The finding was based on four surveys of Americans, organized “to identify a relationship between the genres of books that a person reads, sampled broadly in order to better understand the possible relationships between the full range of possible reading topics, and the complexity of their worldview.”
Interestingly, the finding was specific to literary fiction as a genre. In fact, the authors found that “early-life reading of narrative fiction that presents more standardized plots and characters, such as romance novels, predict holding a less complex worldview.”
(And what was the genre associated with both the highest attributional complexity and psychological richness scores? You guessed it (maybe): short stories. Again, the guy in your MFA wants you to acknowledge how right he was. Maybe now you’ll help him find an agent for that collection of his.)
The key to a complex worldview, the authors argue, is not exactly about empathy, as other studies would have it, but about internalizing the concept of difference. “By introducing readers to difference, even if that difference is not expressed as a different cast of mind, we argue that fictional experience can nevertheless remind readers that the world is complex, not simple; with powerful psychological effects,” they write. “Fiction, in other words, does more than just give people social practice—by presenting difference, novelty, and even confusion, it underlines the idea of the world as a radically complicated place.”
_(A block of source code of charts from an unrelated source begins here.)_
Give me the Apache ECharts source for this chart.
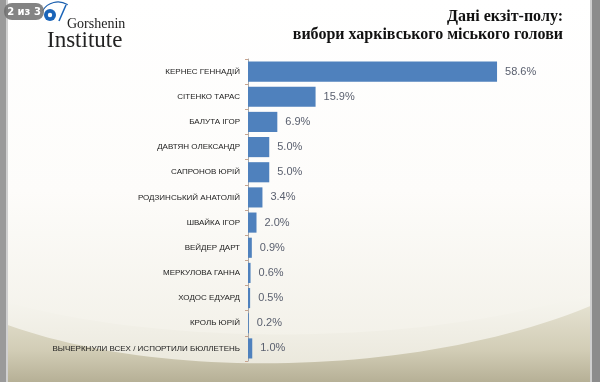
<!DOCTYPE html>
<html><head><meta charset="utf-8">
<script src="https://cdn.jsdelivr.net/npm/echarts@6/dist/echarts.min.js"></script>
<style>html,body{margin:0;padding:0;background:#fff}#c{width:600px;height:382px}</style>
</head><body><div id="c"></div>
<script>
const categories = ['КЕРНЕС ГЕННАДІЙ','СІТЕНКО ТАРАС','БАЛУТА ІГОР','ДАВТЯН ОЛЕКСАНДР','САПРОНОВ ЮРІЙ','РОДЗИНСЬКИЙ АНАТОЛІЙ','ШВАЙКА ІГОР','ВЕЙДЕР ДАРТ','МЕРКУЛОВА ГАННА','ХОДОС ЕДУАРД','КРОЛЬ ЮРІЙ','ВЫЧЕРКНУЛИ ВСЕХ / ИСПОРТИЛИ БЮЛЛЕТЕНЬ'];
const values = [58.6,15.9,6.9,5.0,5.0,3.4,2.0,0.9,0.6,0.5,0.2,1.0];
const titleLines = ['Дані екзіт-полу:','вибори харківського міського голови'];

function bez(p0,p1,p2,p3,n){
  const pts=[];
  for(let i=0;i<=n;i++){const t=i/n,u=1-t;
    pts.push([u*u*u*p0[0]+3*u*u*t*p1[0]+3*u*t*t*p2[0]+t*t*t*p3[0], u*u*u*p0[1]+3*u*u*t*p1[1]+3*u*t*t*p2[1]+t*t*t*p3[1]]);}
  return pts;
}
const wave1 = bez([0,322],[150,380],[420,380],[600,302],50).concat([[600,382],[0,382]]);
const wave0 = bez([0,300],[150,345],[420,350],[600,290],50).concat([[600,382],[0,382]]);

const chart = echarts.init(document.getElementById('c'), null, {renderer:'canvas'});
const tstyle = {fontWeight:'bold', fontSize:16, fontFamily:'"Liberation Serif", serif', fill:'#111', align:'right', verticalAlign:'middle'};
chart.setOption({
  backgroundColor: '#fdfdfb',
  animation: false,
  graphic: [
    {type:'rect', shape:{x:0,y:0,width:600,height:382}, style:{fill:{type:'linear',x:0,y:0,x2:0,y2:1,colorStops:[{offset:0,color:'#ffffff'},{offset:0.5,color:'#fdfcfa'},{offset:1,color:'#f0eee4'}]}}, z:-10},
    {type:'polygon', shape:{points:wave0}, style:{fill:{type:'linear',x:0,y:0,x2:0,y2:1,colorStops:[{offset:0,color:'#f7f6f0'},{offset:1,color:'#e8e5d8'}]}}, z:-9},
    {type:'polygon', shape:{points:wave1}, style:{fill:{type:'linear',x:0,y:0,x2:0,y2:1,colorStops:[{offset:0,color:'#e6e3d3'},{offset:0.6,color:'#d2cdb6'},{offset:1,color:'#b6b096'}]}}, z:-8},
    {type:'rect', shape:{x:0,y:0,width:6,height:382}, style:{fill:'#9a9a9a'}, z:5},
    {type:'rect', shape:{x:6,y:0,width:2,height:382}, style:{fill:'#d0d0d0'}, z:5},
    {type:'rect', shape:{x:592,y:0,width:8,height:382}, style:{fill:'#8c8c8c'}, z:5},
    {type:'rect', shape:{x:590,y:0,width:2,height:382}, style:{fill:'#cfcfcf'}, z:5},
    {type:'text', style:Object.assign({text:titleLines[0], x:563, y:17}, tstyle)},
    {type:'text', style:Object.assign({text:titleLines[1], x:563, y:35}, tstyle)},
    {type:'arc', shape:{cx:58,cy:20,r:18,startAngle:-2.6,endAngle:-1.0}, style:{stroke:'#1b5fae',lineWidth:1.2,fill:null}, z:6},
    {type:'circle', shape:{cx:50,cy:15,r:6}, style:{fill:'#1a64b8'}, z:6},
    {type:'circle', shape:{cx:50,cy:15,r:2.2}, style:{fill:'#ffffff'}, z:7},
    {type:'line', shape:{x1:66,y1:5,x2:59,y2:21}, style:{stroke:'#1a64b8',lineWidth:1.6}, z:6},
    {type:'text', style:{text:'Gorshenin', x:67, y:24, verticalAlign:'middle', fontSize:14, fontFamily:'"Liberation Serif", serif', fill:'#222'}},
    {type:'text', style:{text:'Institute', x:47, y:41, verticalAlign:'middle', fontSize:23, fontFamily:'"Liberation Serif", serif', fill:'#222'}},
    {type:'rect', shape:{x:4,y:3,width:40,height:17,r:8}, style:{fill:'rgba(110,110,110,0.85)'}, z:8},
    {type:'text', style:{text:'2 из 3', x:24, y:12, align:'center', verticalAlign:'middle', fontWeight:'bold', fontSize:10, fontFamily:'"DejaVu Sans", sans-serif', fill:'#fff'}, z:9}
  ],
  grid: {left:248, top:59, right:97, bottom:21, containLabel:false},
  xAxis: {type:'value', min:0, max:60, show:false},
  yAxis: {
    type:'category', data:categories, inverse:true,
    axisLine:{show:true, lineStyle:{color:'#a9a9a9', width:1}},
    axisTick:{show:true, length:3, lineStyle:{color:'#c9a58f'}},
    axisLabel:{fontSize:8, color:'#222', fontFamily:'"Liberation Sans Narrow", "Liberation Sans", sans-serif', margin:8}
  },
  series: [{
    type:'bar', data:values, barCategoryGap:'20%',
    itemStyle:{color:'#4f81bd'},
    label:{show:true, position:'right', distance:8, formatter: p => p.value.toFixed(1)+'%', fontSize:11, color:'#595f6e', fontFamily:'"Liberation Sans", sans-serif'}
  }]
});
</script></body></html>
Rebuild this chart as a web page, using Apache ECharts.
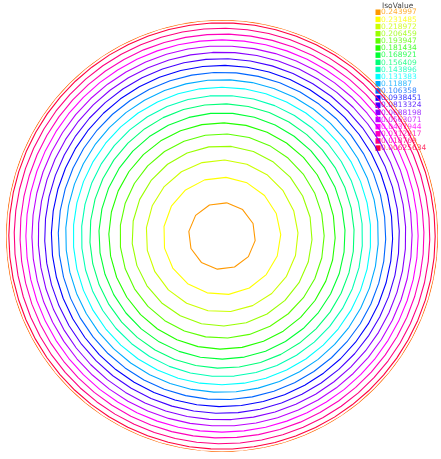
<!DOCTYPE html>
<html><head><meta charset="utf-8">
<script src="https://cdn.jsdelivr.net/npm/echarts@6/dist/echarts.min.js"></script>
<style>html,body{margin:0;padding:0;background:#fff}#c{width:441px;height:459px}</style>
</head><body><div id="c"></div>
<script>
// Iso values (legend, top = innermost contour)
const isoLabels = ['0.243997','0.231485','0.218972','0.206459','0.193947','0.181434','0.168921','0.156409','0.143896','0.131383','0.11887','0.106358','0.0938451','0.0813324','0.0688198','0.0563071','0.0437944','0.0312817','0.018769','0.00625634'];
const isoColors = ['#ff9900','#ffff00','#ccff00','#99ff00','#5cff00','#22ff00','#00ff33','#00ff77','#00ffb4','#00ffff','#00aaff','#0066ff','#0000ff','#4400ff','#8800ff','#bb00ff','#ff00ff','#ff00bb','#ff0080','#ff0040'];
// contour radius (fraction of the disk radius)
const ringRadius = [0.155,0.272,0.352,0.417,0.473,0.524,0.570,0.612,0.651,0.689,0.724,0.758,0.790,0.821,0.851,0.880,0.908,0.935,0.962,0.987];
// polygon vertex count of each contour (mesh resolution)
const ringVertices = [12,17,21,25,29,32,35,38,40,42,44,46,48,50,52,54,56,58,60,62];
const ringRotation = [8,4,2,6,3,1,5,2,4,0,3,5,1,2,4,3,0,2,1,3];
const boundaryRadius = 1.0, boundaryVertices = 64, boundaryColor = '#ff6600';

function ring(r, n, rot){
  const pts = [];
  for (let k = 0; k <= n; k++) pts.push([r, rot + 360 * k / n]);
  return pts;
}
const series = [];
series.push({type:'line', coordinateSystem:'polar', data: ring(boundaryRadius, boundaryVertices, 0),
  showSymbol:false, lineStyle:{color:boundaryColor, width:1.1}, silent:true});
ringRadius.forEach((r,i)=>{
  series.push({type:'line', coordinateSystem:'polar', name:isoLabels[i], data: ring(r, ringVertices[i], ringRotation[i]),
    showSymbol:false, lineStyle:{color:isoColors[i], width:1.1}, silent:true});
});

const graphic = [{type:'text', left:382, top:2, style:{text:'IsoValue', fill:'#444', font:'7.5px "DejaVu Sans"'}}];
isoLabels.forEach((t,i)=>{
  const y = 9.5 + i * 7.15;
  graphic.push({type:'rect', shape:{x:375.5, y:y, width:5, height:5.5}, style:{fill:isoColors[i]}});
  graphic.push({type:'text', x:381, y:y+3, style:{text:t, fill:isoColors[i], opacity:0.8, font:'7.5px "DejaVu Sans"', textVerticalAlign:'middle'}});
});

const chart = echarts.init(document.getElementById('c'), null, {renderer:'canvas'});
chart.setOption({
  animation:false,
  polar:{center:[222,236], radius:216},
  radiusAxis:{min:0, max:1, show:false},
  angleAxis:{type:'value', min:0, max:360, startAngle:90, show:false},
  series: series,
  graphic: graphic
});
</script></body></html>
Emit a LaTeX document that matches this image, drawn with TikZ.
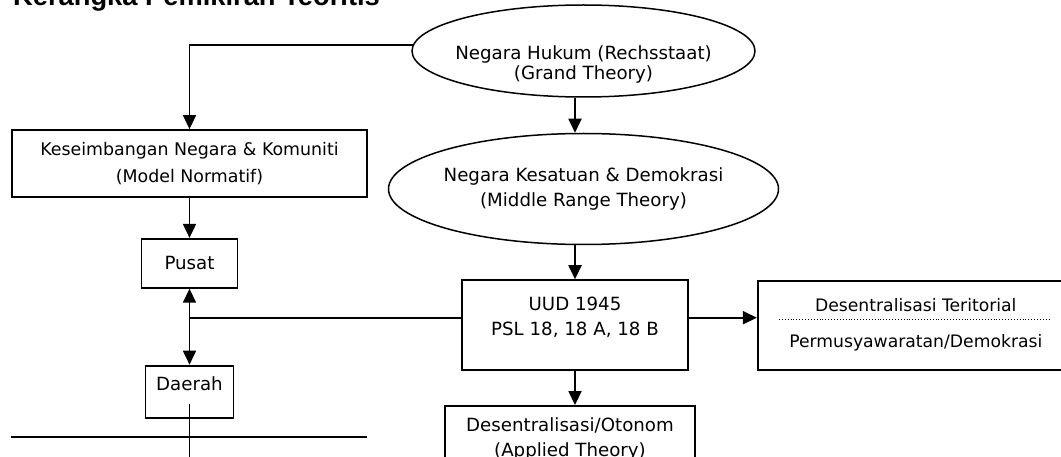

Which means that reading literary fiction might be more important than ever. “Understanding the world as varied and complex has clear consequences for how one thinks about societal injustice,” the authors argue. “Those with greater attributional complexity are more likely to identify systemic factors leading to unequal treatment within a society instead of blaming those individuals who have failed to lift themselves with their own bootstraps (Reid & Foels, 2010). In its focus on the manifold causes of human behavior, stemming from both the person and the situation, greater attributional complexity helps to provide the basis needed to be good citizens of a modern multicultural democracy.”
For as long as our democracy holds out, that is.